Cette dimension de la nature en ville est la démonstration parfaite de combien l'écologie urbaine doit faire appel à la capacité de l'Homme pour trouver puis mettre en oeuvre des solutions innovantes.
Et ici j'attends beaucoup des groupes de travail que j'ai installé en juin dernier afin d'engager une réflexion sur la nature en ville puis l'élaboration d'un plan avec l'ensemble des acteurs concernés. Le processus de réflexion se déroule en ce moment même au travers de 4 ateliers spécifiques. L'un d'eux est tout particulièrement dédié aux fonctions écologiques de la nature et qui traitera à ce titre de l'adaptation aux enjeux climatiques. Le plan « nature en ville » devrait être prêt pour le début de l'année prochaine.
Je forme le voeu qu'il soit innovant dans ses propositions et pistes d'actions. Les possibilités de coulées vertes verticales sont innombrables.

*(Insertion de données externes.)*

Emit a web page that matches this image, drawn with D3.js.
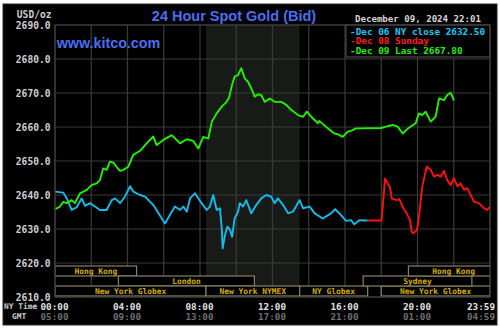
<!DOCTYPE html>
<html>
<head>
<meta charset="utf-8">
<script src="https://cdn.jsdelivr.net/npm/d3@7"></script>
<style>
  html, body { margin: 0; padding: 0; background: #ffffff; }
  svg { display: block; }
  .mono { font-family: "DejaVu Sans Mono", "Liberation Mono", monospace; font-weight: bold; }
</style>
</head>
<body>
<svg id="chart" width="500" height="329"></svg>
<script>
// ---- data -------------------------------------------------------------
// [hour of NY day, price USD/oz]
const dec06Close = [
  [0.00,2641.0],[0.46,2640.7],[0.65,2639.0],[0.92,2635.6],[1.20,2636.4],[1.47,2639.0],
  [1.66,2636.8],[1.93,2637.6],[2.21,2636.6],[2.48,2635.6],[2.85,2635.6],[3.13,2638.5],
  [3.31,2639.0],[3.59,2637.6],[3.86,2639.5],[4.14,2642.6],[4.32,2641.0],[4.69,2640.0],
  [4.97,2639.5],[5.42,2637.1],[5.89,2633.1],[6.07,2631.6],[6.34,2634.1],[6.62,2636.6],
  [6.90,2635.6],[7.08,2636.6],[7.27,2635.1],[7.45,2639.0],[7.72,2640.5],[8.09,2637.6],
  [8.37,2635.6],[8.55,2636.6],[8.73,2640.0],[8.92,2635.6],[9.10,2636.1],[9.20,2630.2],
  [9.25,2624.3],[9.38,2628.2],[9.51,2630.7],[9.66,2629.7],[9.77,2627.7],[9.91,2633.1],
  [10.10,2635.1],[10.19,2637.6],[10.37,2636.6],[10.55,2638.5],[10.83,2634.6],[11.11,2637.1],
  [11.38,2639.0],[11.66,2640.0],[11.93,2639.5],[12.12,2637.6],[12.30,2639.0],[12.58,2637.1],
  [12.86,2634.6],[13.13,2635.1],[13.50,2638.5],[13.68,2636.1],[14.05,2636.6],[14.33,2634.6],
  [14.62,2633.6],[14.77,2633.1],[15.05,2634.0],[15.23,2634.6],[15.46,2635.8],[15.78,2634.1],
  [16.06,2632.4],[16.33,2632.6],[16.51,2631.4],[16.79,2632.6],[17.00,2632.5],[17.25,2632.5]
];
const dec08Sunday = [
  [17.25,2632.5],[18.02,2632.5],[18.21,2644.9],[18.35,2643.4],[18.48,2642.4],[18.58,2639.0],
  [18.85,2638.5],[19.00,2638.8],[19.22,2636.1],[19.40,2634.6],[19.59,2632.6],[19.68,2629.2],
  [19.77,2628.7],[19.96,2629.7],[20.04,2631.7],[20.08,2633.6],[20.26,2642.4],[20.51,2648.4],
  [20.73,2647.4],[20.91,2645.4],[21.09,2645.9],[21.28,2645.4],[21.46,2647.1],[21.64,2644.4],
  [21.83,2642.9],[22.01,2644.9],[22.20,2642.6],[22.38,2643.4],[22.57,2641.5],[22.75,2642.0],
  [22.93,2640.0],[23.12,2638.0],[23.39,2637.6],[23.67,2636.1],[23.85,2635.6],[24.00,2636.6]
];
const dec09Last = [
  [0.00,2635.8],[0.28,2636.6],[0.46,2638.0],[0.65,2637.6],[0.92,2638.5],[1.10,2637.6],
  [1.38,2640.5],[1.75,2641.5],[2.02,2642.9],[2.30,2643.4],[2.48,2644.4],[2.66,2647.8],
  [2.85,2647.4],[3.03,2649.8],[3.22,2649.5],[3.40,2648.3],[3.59,2647.1],[3.77,2647.4],
  [4.04,2648.3],[4.32,2651.8],[4.69,2653.0],[5.06,2655.2],[5.42,2657.2],[5.61,2654.7],
  [5.98,2656.2],[6.44,2657.6],[6.62,2656.7],[6.90,2655.2],[7.27,2656.4],[7.63,2655.9],
  [7.91,2653.7],[8.18,2657.1],[8.46,2656.6],[8.65,2661.5],[8.92,2664.0],[9.20,2666.0],
  [9.47,2667.4],[9.60,2668.6],[9.77,2672.4],[9.91,2674.8],[10.10,2675.3],[10.28,2677.3],
  [10.47,2674.3],[10.65,2673.3],[10.83,2671.4],[11.02,2668.9],[11.20,2669.6],[11.38,2669.4],
  [11.57,2667.4],[11.85,2668.4],[12.12,2667.4],[12.49,2667.4],[12.76,2666.5],[13.04,2665.0],
  [13.41,2663.5],[13.68,2663.0],[13.90,2664.5],[14.14,2663.0],[14.51,2661.1],[14.58,2661.8],
  [14.95,2660.1],[15.41,2658.1],[15.60,2657.9],[15.87,2657.1],[16.15,2658.6],[16.39,2659.0],
  [16.61,2659.6],[16.88,2659.6],[17.99,2659.7],[18.26,2660.1],[18.63,2660.6],[18.91,2660.1],
  [19.18,2658.1],[19.48,2659.6],[19.90,2661.1],[20.08,2664.0],[20.26,2663.5],[20.45,2664.5],
  [20.73,2661.6],[21.00,2663.0],[21.19,2668.4],[21.46,2667.9],[21.64,2669.4],[21.83,2670.1],
  [22.01,2667.8]
];

const priceTicks = [2610, 2620, 2630, 2640, 2650, 2660, 2670, 2680, 2690];
const nyTimeTicks = [0, 4, 8, 12, 16, 20, 24];
const nyTimeLabels = ["00:00", "04:00", "08:00", "12:00", "16:00", "20:00", "23:59"];
const gmtLabels = ["05:00", "09:00", "13:00", "17:00", "21:00", "01:00", "04:59"];

const legendLabels = ["-Dec 06 NY close 2632.50", "-Dec 08 Sunday", "-Dec 09 Last 2667.80"];

// trading sessions: [name, start hour, end hour, row]
const sessions = [
  ["Hong Kong",        0.0,   4.5,  0],
  ["London",           3.5,  11.0,  1],
  ["New York Globex",  0.0,  8.333, 2],
  ["New York NYMEX",   8.333, 13.5, 2],
  ["NY Globex",       13.5,  17.25, 2],
  ["New York Globex", 18.0,  24.0,  2],
  ["Sydney",          17.0,  23.0,  1],
  ["Hong Kong",       19.5,  24.5,  0]
];
const pitHours = [8.333, 13.5];

// ---- layout -----------------------------------------------------------
const svg = d3.select("#chart");
const L = 55, R = 490, T = 25, B = 297;

const x = d3.scaleLinear().domain([0, 24]).range([L, R]);
const y = d3.scaleLinear().domain([2610, 2690]).range([B, T]);

// outer frame
svg.append("rect").attr("x", 3).attr("y", 4).attr("width", 494).attr("height", 321)
  .attr("fill", "#000000").attr("stroke", "#2a2a2a");

svg.append("defs").append("clipPath").attr("id", "plotClip")
  .append("rect").attr("x", L).attr("y", T).attr("width", R - L).attr("height", B - T);

// NYMEX pit session shading
svg.append("rect")
  .attr("x", x(pitHours[0])).attr("y", T)
  .attr("width", x(pitHours[1]) - x(pitHours[0])).attr("height", B - T)
  .attr("fill", "#171a17");

// grid
const grid = svg.append("g").attr("stroke", "#3b3b3b").attr("stroke-width", 1.2);
grid.selectAll("line.h").data(priceTicks).join("line")
  .attr("x1", L).attr("x2", R).attr("y1", d => y(d)).attr("y2", d => y(d));
grid.selectAll("line.v").data(d3.range(0, 25, 2)).join("line")
  .attr("y1", T).attr("y2", B).attr("x1", d => x(d)).attr("x2", d => x(d));

// session bars
const rowTop = [266, 276, 286], rowH = 10;
const sess = svg.append("g").attr("clip-path", "url(#plotClip)");
sess.selectAll("rect").data(sessions).join("rect")
  .attr("x", d => x(d[1])).attr("y", d => rowTop[d[3]])
  .attr("width", d => x(d[2]) - x(d[1])).attr("height", rowH)
  .attr("fill", "#000000").attr("stroke", "#8a8262").attr("stroke-width", 1.2);
sess.selectAll("text").data(sessions).join("text")
  .attr("class", "mono")
  .attr("x", d => (x(d[1]) + x(d[2])) / 2).attr("y", d => rowTop[d[3]] + rowH / 2 + 0.5)
  .attr("text-anchor", "middle").attr("dominant-baseline", "central")
  .attr("font-size", 7.9).attr("font-weight", "normal").attr("fill", "#d8ae00")
  .text(d => d[0]);

// price lines
const line = d3.line().x(d => x(d[0])).y(d => y(d[1]));
const lines = svg.append("g").attr("clip-path", "url(#plotClip)")
  .attr("fill", "none").attr("stroke-width", 1.9).attr("stroke-linejoin", "round");
lines.append("path").datum(dec06Close).attr("d", line).attr("stroke", "#12bcec");
lines.append("path").datum(dec08Sunday).attr("d", line).attr("stroke", "#ff1010");
lines.append("path").datum(dec09Last).attr("d", line).attr("stroke", "#22f000");

// legend box
const lg = svg.append("g");
lg.append("rect").attr("x", 346).attr("y", T).attr("width", R - 346).attr("height", 32)
  .attr("fill", "#000000").attr("stroke", "#4a4a4a").attr("stroke-width", 1.2);
lg.selectAll("text").data(legendLabels).join("text")
  .attr("class", "mono")
  .attr("x", 350).attr("y", (d, i) => 31 + i * 9.8)
  .attr("dominant-baseline", "central").attr("font-size", 9.35)
  .attr("fill", (d, i) => ["#19c8f5", "#ff1a1a", "#22f000"][i])
  .text(d => d);

// plot border
svg.append("rect").attr("x", L).attr("y", T).attr("width", R - L).attr("height", B - T)
  .attr("fill", "none").attr("stroke", "#3b3b3b").attr("stroke-width", 1.2);

// price axis labels
const yAxis = d3.axisLeft(y).tickValues(priceTicks).tickSize(0).tickPadding(4)
  .tickFormat(d3.format(".1f"));
const ya = svg.append("g").attr("transform", `translate(${L - 0.5},0)`).call(yAxis);
ya.select(".domain").remove();
ya.selectAll("text").attr("class", "mono").attr("font-size", 9.6).attr("fill", "#cfcfcf")
  .attr("dy", "0.35em").attr("dx", 0);

svg.append("text").attr("class", "mono").attr("x", 51.5).attr("y", 14.7)
  .attr("text-anchor", "end").attr("dominant-baseline", "central")
  .attr("font-size", 9.6).attr("fill", "#cfcfcf").text("USD/oz");

// time axis labels
const xa = svg.append("g");
xa.selectAll("text.ny").data(nyTimeTicks).join("text")
  .attr("class", "mono")
  .attr("x", (d, i) => i === nyTimeTicks.length - 1 ? 495 : x(d) - 0.5)
  .attr("y", 306.7).attr("dominant-baseline", "central")
  .attr("text-anchor", (d, i) => i === nyTimeTicks.length - 1 ? "end" : "middle")
  .attr("font-size", 9.3).attr("fill", "#e2e2e2")
  .text((d, i) => nyTimeLabels[i]);
xa.selectAll("text.gmt").data(nyTimeTicks).join("text")
  .attr("class", "mono")
  .attr("x", (d, i) => i === nyTimeTicks.length - 1 ? 495 : x(d) - 0.5)
  .attr("y", 316.7).attr("dominant-baseline", "central")
  .attr("text-anchor", (d, i) => i === nyTimeTicks.length - 1 ? "end" : "middle")
  .attr("font-size", 9.3).attr("fill", "#6e6e6e")
  .text((d, i) => gmtLabels[i]);

svg.append("text").attr("class", "mono").attr("x", 4).attr("y", 306.7)
  .attr("dominant-baseline", "central").attr("font-size", 7.9).attr("font-weight", "normal")
  .attr("fill", "#cfcfcf").text("NY Time");
svg.append("text").attr("class", "mono").attr("x", 12).attr("y", 316.7)
  .attr("dominant-baseline", "central").attr("font-size", 7.9).attr("font-weight", "normal")
  .attr("fill", "#cfcfcf").text("GMT");

// headings
svg.append("text").attr("x", 234).attr("y", 20.7).attr("text-anchor", "middle")
  .attr("font-family", "'Liberation Sans', Arial, sans-serif").attr("font-weight", "bold")
  .attr("font-size", 14.5).attr("fill", "#4a6ef0").text("24 Hour Spot Gold (Bid)");
svg.append("text").attr("x", 56.7).attr("y", 47.7)
  .attr("font-family", "'Liberation Sans', Arial, sans-serif").attr("font-weight", "bold")
  .attr("font-size", 14.3).attr("fill", "#4a6ef0").text("www.kitco.com");
svg.append("text").attr("class", "mono").attr("x", 355).attr("y", 19.3)
  .attr("dominant-baseline", "central").attr("font-size", 9.1).attr("fill", "#d4d4d4")
  .text("December 09, 2024 22:01");
</script>
</body>
</html>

Elles peuvent irriguer notre territoire, cheminer dans notre habitat, abreuver nos entreprises... en un mot, modeler notre espace.
Pour ce faire, il faut verdir nos documents d'urbanisme ce que nous avons commencé faire : ce sont ici des piliers de l'aménagement durable du territoire et ne demandent qu'à être nourris plus encore par l'écologie.
Mesdames, Messieurs,
Les travaux engagés sur les éco-cités ou le Grand Paris montrent que la réflexion n'est pas technique en réalité.
Elle oblige à s'intéresser à la relocalisation des activités, notamment si nous ne trouvons pas de solution au transport de marchandises. Les villes de demain sont-elles géantes et concentrées ou des pôles de taille moyenne à travers le territoire ?
Va-t-on vers une décentralisation de l'énergie qui fera des villes des pôles autonomes ?
Plus généralement, posons la question des temps et la vitesse.
Enfin, la vraie question est la place de nos concitoyens dans la conception et l'évolution de ces villes. Il ne peut pas y avoir de ville durable sans participation citoyenne.